Avukatlar Soruşturuldu:
Davanın ilk duruşması 23 Kasım 2007’de Malatya’da yapıldı. Yaklaşık 20 müdahil avukat, ilk duruşma için Malatya’ya gittiklerinde, kentteki yerel gazetelerde isimleri ve resimleri basılarak hedef gösterildiler. Dahası, bu gazete haberlerinde daha önce davaya hazırlanmak için yaptıkları telefon konuşmaları bile vardı. Dava başladıktan kısa süre sonra, avukatları hedef gösteren isimsiz ihbar mektupları da bir bir Başsavcılığa ulaştı. Başsavcılık, sanıklarla ilgili ayrıntılı inceleme yerine bu ihbar mektuplarını işleme koydu ve bazı müdahil avukatlar hakkında soruşturma başlattı.
Sümen Altı İhbarlar; Komik Gerekçeler:
Avukatlar hakkındaki ihbarlar işleme konulurken, cinayetle ilgili ihbarlara ise kulak asılmadı. Cinayetten üç ay sonra Mehmet Ülger ve yardımcılarının eylemi azmettirdiğine ilişkin ihbar mektubu, Malatya Savcılığı tarafından askerler hakkında olduğu gerekçesiyle Askeri Mahkeme’ye gönderildi. Müdahil avukatların ısrarlı takibine karşın, Askeri Savcılık ihbarı değerlendirmeyi reddetti. Gerekçesi ise oldukça komikti: İhbar mektubu Dilekçe Yasası’na aykırı yazılmıştı!
5 Yıl Sonra 2. İddianame
Yıllar sonra bu kez eski bir uzman çavuş olan İlker Çınar, savcılığa cinayeti İl Jandarma Komutanı Mehmet Ülger’in azmettirdiğine ilişkin ifade verince, olayla ilgili 2. iddianame hazırlandı. Hurşit Tolon ve Mehmet Ülger’in azmettirme suçlamasıyla yer aldığı 2. iddianame mahkeme tarafından kabul edildiğinde 2012 yılına gelinmişti.
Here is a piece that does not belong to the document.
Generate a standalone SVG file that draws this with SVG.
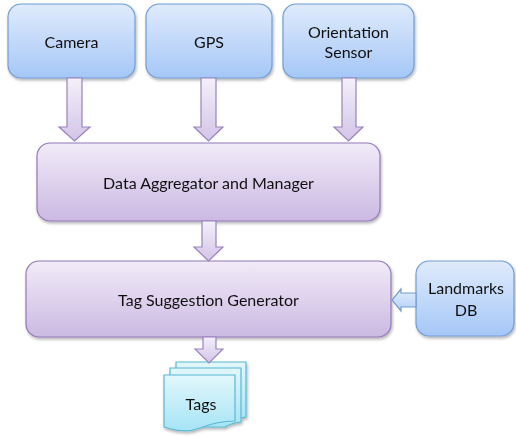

Oysa bu ifade cinayetten sadece üç ay sonra savcılığa gönderilen ihbar mektubu ile aynı bilgileri içeriyordu.
Heyet Değişiyor
2. iddianamenin tamamlanmasının hemen ardından, Hıristiyanlar rahat bir nefes alacaktı ki bu kez Ankara’dan gelen bir kararla sarsıldılar. 3. Yargı Paketi’nin yasalaşmasının ardından önce Savcılar Şeref Gürkan ve İsmail Aksoy, ardından da mahkeme başkanı dışında heyette yer alan tüm üyeler değişti.
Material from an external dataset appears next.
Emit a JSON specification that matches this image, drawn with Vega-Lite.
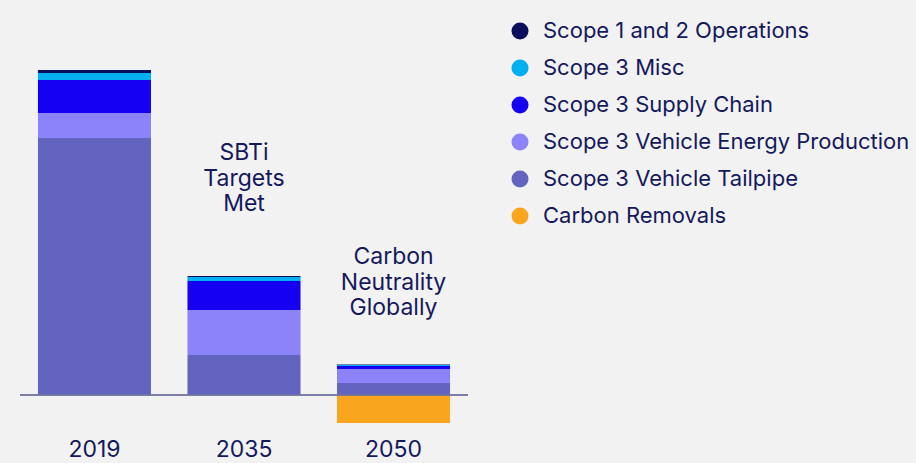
{
  "$schema": "https://vega.github.io/schema/vega-lite/v6.json",
  "autosize": {"type": "none"},
  "padding": {"left": 20, "top": 60, "right": 448, "bottom": 33},
  "width": 448,
  "height": 370,
  "background": "#f2f2f2",
  "config": {
    "view": {"stroke": null},
    "font": "Inter",
    "text": {"font": "Inter"}
  },
  "datasets": {
    "bars": [
      {"year": "2019", "source": "Scope 3 Vehicle Tailpipe", "k": 1, "value": 257},
      {"year": "2019", "source": "Scope 3 Vehicle Energy Production", "k": 2, "value": 25},
      {"year": "2019", "source": "Scope 3 Supply Chain", "k": 3, "value": 33},
      {"year": "2019", "source": "Scope 3 Misc", "k": 4, "value": 7},
      {"year": "2019", "source": "Scope 1 and 2 Operations", "k": 5, "value": 3},
      {"year": "2035", "source": "Scope 3 Vehicle Tailpipe", "k": 1, "value": 40},
      {"year": "2035", "source": "Scope 3 Vehicle Energy Production", "k": 2, "value": 45},
      {"year": "2035", "source": "Scope 3 Supply Chain", "k": 3, "value": 29},
      {"year": "2035", "source": "Scope 3 Misc", "k": 4, "value": 4},
      {"year": "2035", "source": "Scope 1 and 2 Operations", "k": 5, "value": 1},
      {"year": "2050", "source": "Scope 3 Vehicle Tailpipe", "k": 1, "value": 12},
      {"year": "2050", "source": "Scope 3 Vehicle Energy Production", "k": 2, "value": 14},
      {"year": "2050", "source": "Scope 3 Supply Chain", "k": 3, "value": 3},
      {"year": "2050", "source": "Scope 3 Misc", "k": 4, "value": 1},
      {"year": "2050", "source": "Scope 1 and 2 Operations", "k": 5, "value": 0.4},
      {"year": "2050", "source": "Carbon Removals", "k": 0, "value": -28}
    ],
    "notes": [
      {"year": "2035", "label": "SBTi\nTargets\nMet", "y": 253},
      {"year": "2050", "label": "Carbon\nNeutrality\nGlobally", "y": 149}
    ]
  },
  "layer": [
    {
      "data": {"name": "bars"},
      "mark": {"type": "bar"},
      "encoding": {
        "x": {
          "field": "year", "type": "nominal",
          "scale": {"paddingInner": 0.244, "paddingOuter": 0.12},
          "axis": {"title": null, "domain": false, "ticks": false, "labelAngle": 0, "labelPadding": 8, "labelFontSize": 23, "labelColor": "#14195c", "labelFont": "Inter"}
        },
        "y": {
          "field": "value", "type": "quantitative", "stack": "zero",
          "scale": {"domain": [-35, 335], "nice": false, "zero": false},
          "axis": null
        },
        "color": {
          "field": "source", "type": "nominal",
          "scale": {
            "domain": ["Scope 1 and 2 Operations", "Scope 3 Misc", "Scope 3 Supply Chain", "Scope 3 Vehicle Energy Production", "Scope 3 Vehicle Tailpipe", "Carbon Removals"],
            "range": ["#0b0e5c", "#00b0f0", "#1600f2", "#8c82fa", "#6364c0", "#f9a61e"]
          },
          "legend": {
            "title": null, "orient": "none", "legendX": 489, "legendY": -40,
            "symbolType": "circle", "symbolSize": 290, "symbolStrokeWidth": 0,
            "labelFontSize": 22, "labelColor": "#14195c", "labelFont": "Inter",
            "labelOffset": 12, "rowPadding": 15, "labelLimit": 500
          }
        },
        "order": {"field": "k", "type": "quantitative"}
      }
    },
    {
      "data": {"values": [{"v": 0}]},
      "mark": {"type": "rule", "color": "#6e719e", "strokeWidth": 2, "opacity": 0.9},
      "encoding": {"y": {"field": "v", "type": "quantitative"}}
    },
    {
      "data": {"name": "notes"},
      "mark": {"type": "text", "fontSize": 23, "color": "#14195c", "baseline": "top", "align": "center", "lineHeight": 25.5, "lineBreak": "\n"},
      "encoding": {
        "x": {"field": "year", "type": "nominal"},
        "y": {"field": "y", "type": "quantitative"},
        "text": {"field": "label"}
      }
    }
  ]
}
Hıristiyanların Telefonları Dinleniyor
Yıllarca süren soruşturma ve yargılamalar boyunca, aslında mağdur Hıristiyanların ve avukatlarının telefonlarının dinlendiği ortaya çıktı.
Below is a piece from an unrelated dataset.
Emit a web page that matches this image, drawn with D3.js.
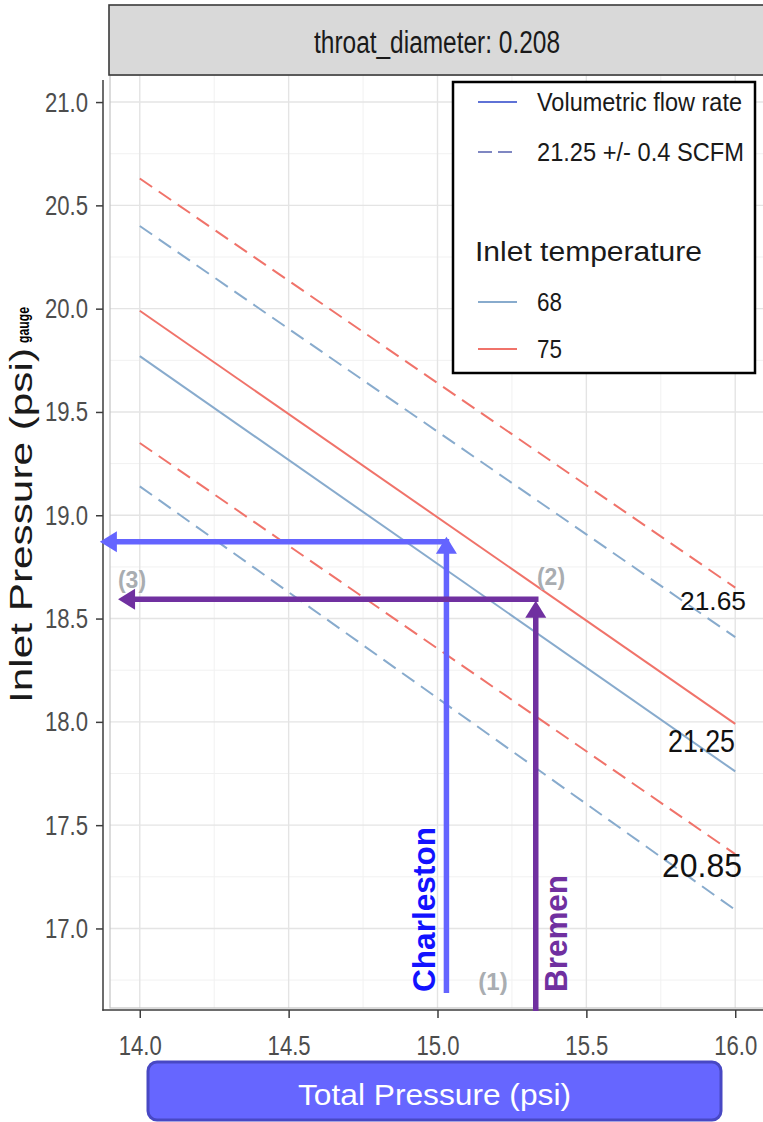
<!DOCTYPE html>
<html>
<head>
<meta charset="utf-8">
<script src="https://cdn.jsdelivr.net/npm/d3@7"></script>
<style>
  body { margin: 0; background: #fff; }
  svg { display: block; }
  text { font-family: "Liberation Sans", Arial, Helvetica, sans-serif; }
</style>
</head>
<body>
<svg id="chart" width="763" height="1122"></svg>
<script>
// Inlet pressure needed for a given volumetric flow, 0.208 in throat
const facetLabel = "throat_diameter: 0.208";
const totalPressure = [14.0, 16.0];                 // psi, x end points of each contour
const flowRates = [20.85, 21.25, 21.65];             // SCFM
const inlet68 = [[19.14, 17.09], [19.77, 17.76], [20.40, 18.41]]; // psi gauge
const inlet75 = [[19.35, 17.36], [19.99, 17.99], [20.63, 18.65]];
const temperatures = ["68", "75"];
const xTicks = [14.0, 14.5, 15.0, 15.5, 16.0];
const yTicks = [17.0, 17.5, 18.0, 18.5, 19.0, 19.5, 20.0, 20.5, 21.0];
const legendLines = ["Volumetric flow rate", "21.25 +/- 0.4 SCFM"];

// Operating points at two sites
const sites = ["Charleston", "Bremen"];
const siteTotal = [15.03, 15.33];
const siteInlet = [18.872, 18.594];
const siteFloor = [16.687, 16.60];
const siteTip = [18.896, 18.586];
const siteReadout = [13.866, 13.927];
const stepLabels = ["(1)", "(2)", "(3)"];

const svg = d3.select("#chart");
const W = 763, H = 1122;
const panel = { left: 110, right: 765, top: 75, bottom: 1008 };

const x = d3.scaleLinear().domain([13.9, 16.1]).range([panel.left, panel.right]);
const y = d3.scaleLinear().domain([16.615, 21.131]).range([panel.bottom, panel.top]);

const red = "#F0736A", blue = "#88ABCD";
const tempColor = d3.scaleOrdinal().domain(temperatures).range([blue, red]);

svg.append("rect").attr("width", W).attr("height", H).attr("fill", "#fff");

// clip for plotted lines
svg.append("clipPath").attr("id", "panelClip")
  .append("rect")
  .attr("x", panel.left).attr("y", panel.top)
  .attr("width", panel.right - panel.left).attr("height", panel.bottom - panel.top);

// grid
const grid = svg.append("g");
const xMinor = d3.range(14.25, 16.1, 0.5);
const yMinor = d3.range(16.75, 21.1, 0.5);
grid.selectAll(".xm").data(xMinor).join("line")
  .attr("x1", d => x(d)).attr("x2", d => x(d))
  .attr("y1", panel.top).attr("y2", panel.bottom)
  .attr("stroke", "#f1f1f1").attr("stroke-width", 1);
grid.selectAll(".ym").data(yMinor).join("line")
  .attr("y1", d => y(d)).attr("y2", d => y(d))
  .attr("x1", panel.left).attr("x2", panel.right)
  .attr("stroke", "#f1f1f1").attr("stroke-width", 1);
grid.selectAll(".xM").data(xTicks).join("line")
  .attr("x1", d => x(d)).attr("x2", d => x(d))
  .attr("y1", panel.top).attr("y2", panel.bottom)
  .attr("stroke", "#e4e4e4").attr("stroke-width", 1.4);
grid.selectAll(".yM").data(yTicks).join("line")
  .attr("y1", d => y(d)).attr("y2", d => y(d))
  .attr("x1", panel.left).attr("x2", panel.right)
  .attr("stroke", "#e4e4e4").attr("stroke-width", 1.4);

// panel border
svg.append("rect")
  .attr("x", panel.left).attr("y", panel.top)
  .attr("width", panel.right - panel.left).attr("height", panel.bottom - panel.top)
  .attr("fill", "none").attr("stroke", "#c4c4c4").attr("stroke-width", 1.2);

// facet strip
svg.append("rect")
  .attr("x", 109).attr("y", 5).attr("width", 660).attr("height", 70)
  .attr("fill", "#d9d9d9").attr("stroke", "#3a3a3a").attr("stroke-width", 1.6);
svg.append("text")
  .attr("x", 437).attr("y", 53)
  .attr("text-anchor", "middle")
  .attr("font-size", 31).attr("fill", "#1a1a1a")
  .attr("textLength", 246).attr("lengthAdjust", "spacingAndGlyphs")
  .text(facetLabel);

// contour lines
const contour = d3.line()
  .x((d, i) => x(totalPressure[i]))
  .y(d => y(d));
const lineGroup = svg.append("g").attr("clip-path", "url(#panelClip)");
const series = [];
temperatures.forEach((t, ti) => {
  const vals = ti === 0 ? inlet68 : inlet75;
  flowRates.forEach((f, fi) => series.push({ temp: t, flow: f, values: vals[fi] }));
});
lineGroup.selectAll("path").data(series).join("path")
  .attr("d", d => contour(d.values))
  .attr("fill", "none")
  .attr("stroke", d => tempColor(d.temp))
  .attr("stroke-width", 2)
  .attr("stroke-dasharray", d => d.flow === 21.25 ? null : "15,8");

// flow-rate labels at the right end
const flowTextPos = {
  20.85: { x: 662, y: 877, size: 33, len: 80 },
  21.25: { x: 668, y: 752, size: 32, len: 67 },
  21.65: { x: 680, y: 610, size: 25, len: 66 }
};
svg.selectAll(".flowLbl").data(flowRates).join("text")
  .attr("x", d => flowTextPos[d].x)
  .attr("y", d => flowTextPos[d].y)
  .attr("font-size", d => flowTextPos[d].size)
  .attr("textLength", d => flowTextPos[d].len)
  .attr("lengthAdjust", "spacingAndGlyphs")
  .attr("fill", "#111")
  .text(d => d3.format(".2f")(d));

// axes
const axisColor = "#3d3d3d";
const squeeze = 0.79;   // tick labels are set in a narrow face
const yAxis = svg.append("g").attr("transform", "translate(103,0)")
  .call(d3.axisLeft(y).tickValues(yTicks).tickFormat(d3.format(".1f")).tickSize(7).tickPadding(8));
const xAxis = svg.append("g").attr("transform", "translate(0,1010)")
  .call(d3.axisBottom(x).tickValues(xTicks).tickFormat(d3.format(".1f")).tickSize(8).tickPadding(17));
[yAxis, xAxis].forEach(g => {
  g.select(".domain").remove();
  g.selectAll(".tick line").attr("stroke", axisColor).attr("stroke-width", 1.5);
  g.selectAll(".tick text")
    .attr("font-size", 28).attr("fill", "#4d4d4d")
    .attr("font-family", "Liberation Sans, Arial, sans-serif");
});
yAxis.selectAll(".tick text")
  .attr("x", -15 / squeeze)
  .attr("transform", `scale(${squeeze},1)`);
xAxis.selectAll(".tick text")
  .attr("transform", `scale(${squeeze},1)`);
svg.append("line").attr("x1", 103).attr("x2", 103).attr("y1", 80).attr("y2", 1010.7)
  .attr("stroke", axisColor).attr("stroke-width", 1.5);
svg.append("line").attr("x1", 102.3).attr("x2", 763).attr("y1", 1010).attr("y2", 1010)
  .attr("stroke", axisColor).attr("stroke-width", 1.5);

// y axis title
svg.append("text")
  .attr("transform", "translate(32,703) rotate(-90)")
  .attr("font-size", 31).attr("fill", "#1a1a1a")
  .attr("textLength", 355).attr("lengthAdjust", "spacingAndGlyphs")
  .text("Inlet Pressure (psi)");
svg.append("text")
  .attr("transform", "translate(29,343) rotate(-90)")
  .attr("font-size", 16).attr("font-weight", "bold").attr("fill", "#000")
  .attr("textLength", 36).attr("lengthAdjust", "spacingAndGlyphs")
  .text("gauge");

// legend
const lg = svg.append("g");
lg.append("rect").attr("x", 453).attr("y", 82).attr("width", 302).attr("height", 291)
  .attr("fill", "#fff").attr("stroke", "#000").attr("stroke-width", 2.5);
const keyX1 = 478, keyX2 = 517, txtX = 537;
const lineKeyY = [102, 152];
lg.selectAll(".k1").data(legendLines).join("line")
  .attr("x1", keyX1).attr("x2", keyX2)
  .attr("y1", (d, i) => lineKeyY[i]).attr("y2", (d, i) => lineKeyY[i])
  .attr("stroke", (d, i) => i === 0 ? "#5f72d6" : "#7f87c2")
  .attr("stroke-width", 2)
  .attr("stroke-dasharray", (d, i) => i === 0 ? null : "14,6");
const lineTxtLen = [205, 207];
lg.selectAll(".t1").data(legendLines).join("text")
  .attr("x", txtX).attr("y", (d, i) => lineKeyY[i] + 9)
  .attr("font-size", 25).attr("fill", "#1a1a1a")
  .attr("textLength", (d, i) => lineTxtLen[i]).attr("lengthAdjust", "spacingAndGlyphs")
  .text(d => d);
lg.append("text").attr("x", 475).attr("y", 261)
  .attr("font-size", 27).attr("fill", "#1a1a1a")
  .attr("textLength", 227).attr("lengthAdjust", "spacingAndGlyphs")
  .text("Inlet temperature");
const tempKeyY = [302, 349];
lg.selectAll(".k2").data(temperatures).join("line")
  .attr("x1", keyX1).attr("x2", keyX2)
  .attr("y1", (d, i) => tempKeyY[i]).attr("y2", (d, i) => tempKeyY[i])
  .attr("stroke", d => tempColor(d)).attr("stroke-width", 2);
lg.selectAll(".t2").data(temperatures).join("text")
  .attr("x", txtX).attr("y", (d, i) => tempKeyY[i] + 9)
  .attr("font-size", 25).attr("fill", "#1a1a1a")
  .attr("textLength", 25).attr("lengthAdjust", "spacingAndGlyphs")
  .text(d => d);

// site read-off arrows
const siteLine = ["#6464ff", "#7030a0"];
const siteText = ["#1212ff", "#7030a0"];
const lw = 5.5, headW = 21, headL = 17;
function arrowUp(g, cx, y0, yTip, color) {
  g.append("line").attr("x1", cx).attr("x2", cx).attr("y1", y0).attr("y2", yTip + headL - 1)
    .attr("stroke", color).attr("stroke-width", lw);
  g.append("path")
    .attr("d", `M${cx},${yTip} L${cx - headW / 2},${yTip + headL} L${cx + headW / 2},${yTip + headL} Z`)
    .attr("fill", color);
}
function arrowLeft(g, x0, xTip, cy, color) {
  g.append("line").attr("x1", x0).attr("x2", xTip + headL - 1).attr("y1", cy).attr("y2", cy)
    .attr("stroke", color).attr("stroke-width", lw);
  g.append("path")
    .attr("d", `M${xTip},${cy} L${xTip + headL},${cy - headW / 2} L${xTip + headL},${cy + headW / 2} Z`)
    .attr("fill", color);
}
const ag = svg.append("g");
sites.forEach((s, i) => {
  const cx = x(siteTotal[i]);
  arrowLeft(ag, cx + lw / 2, x(siteReadout[i]), y(siteInlet[i]), siteLine[i]);
  arrowUp(ag, cx, y(siteFloor[i]), y(siteTip[i]), siteLine[i]);
});
const siteTextX = [435, 567];
const siteTextLen = [165, 117];
ag.selectAll(".site").data(sites).join("text")
  .attr("transform", (d, i) => `translate(${siteTextX[i]},992) rotate(-90)`)
  .attr("font-size", 31).attr("font-weight", "bold")
  .attr("fill", (d, i) => siteText[i])
  .attr("textLength", (d, i) => siteTextLen[i]).attr("lengthAdjust", "spacingAndGlyphs")
  .text(d => d);

// step markers
const stepPos = [[493, 990, 24], [551, 585, 23], [132, 588, 23]];
ag.selectAll(".step").data(stepLabels).join("text")
  .attr("x", (d, i) => stepPos[i][0]).attr("y", (d, i) => stepPos[i][1])
  .attr("font-size", (d, i) => stepPos[i][2])
  .attr("font-weight", "bold").attr("fill", "#a9adb1")
  .attr("text-anchor", "middle")
  .text(d => d);

// x axis title box
svg.append("rect").attr("x", 148).attr("y", 1062).attr("width", 573).attr("height", 58)
  .attr("rx", 9).attr("fill", "#6666ff").attr("stroke", "#4848c4").attr("stroke-width", 3);
svg.append("text").attr("x", 434.5).attr("y", 1105)
  .attr("text-anchor", "middle").attr("font-size", 30).attr("fill", "#fff")
  .attr("textLength", 273).attr("lengthAdjust", "spacingAndGlyphs")
  .text("Total Pressure (psi)");
</script>
</body>
</html>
Katliamda eşini kaybeden Suzan Geske’nin telefonu, Malatya 3. Ağır Ceza Mahkemesi’nin 11 Temmuz, 9 Ekim ve 27 Aralık 2007 tarihlerinde verdiği 3’er aylık dinleme kararlarıyla, 1 yılı aşkın süre dinlendi. Kentteki misyonerlerden Gökhan Talas, Angus William Reid ile Kurtuluş Kiliseleri Derneği Başkanı İhsan Özbek ve bazı müdahil avukatların telefonları katliamdan sonra dinlemeye alındı.
Karara Günler Kala
Zirve Yayınevi katliamı davasında tüm bu “sorunlara” karşın, önemli adımlar da atıldı. Aradan geçen sürede, müdahil avukatların ısrarlı tutumları sonucunda beş gencin buzdağının sadece görünen yüzü olduğu ortaya çıktı. Davada, eski İl Jandarma Komutanlığı’nın cinayette oynadığı role ilişkin önemli bilgiler ortaya konulurken, komutanlığın Milli Güvenlik Kurulu’na kadar kendi üstlerini de nasıl yanılttığı belirlendi. Esas hakkında mütalaanın sunulduğu dava da kararın açıklanması için 10 Nisan’a ertelendi.
Tüm bu yaşananlara karşın, mahkemeden kararın çıkması “an” meselesi iken bu kez hiç beklenmedik bir gelişme yaşandı ve hükümetin tutukluluk süresini 5 yıla indirmesine ilişkin düzenlemesiyle bu vahşi cinayetin sanıkları göz göre göre serbest bırakılmış oldu.
İşte Zirve’de “adalet” böyle işledi.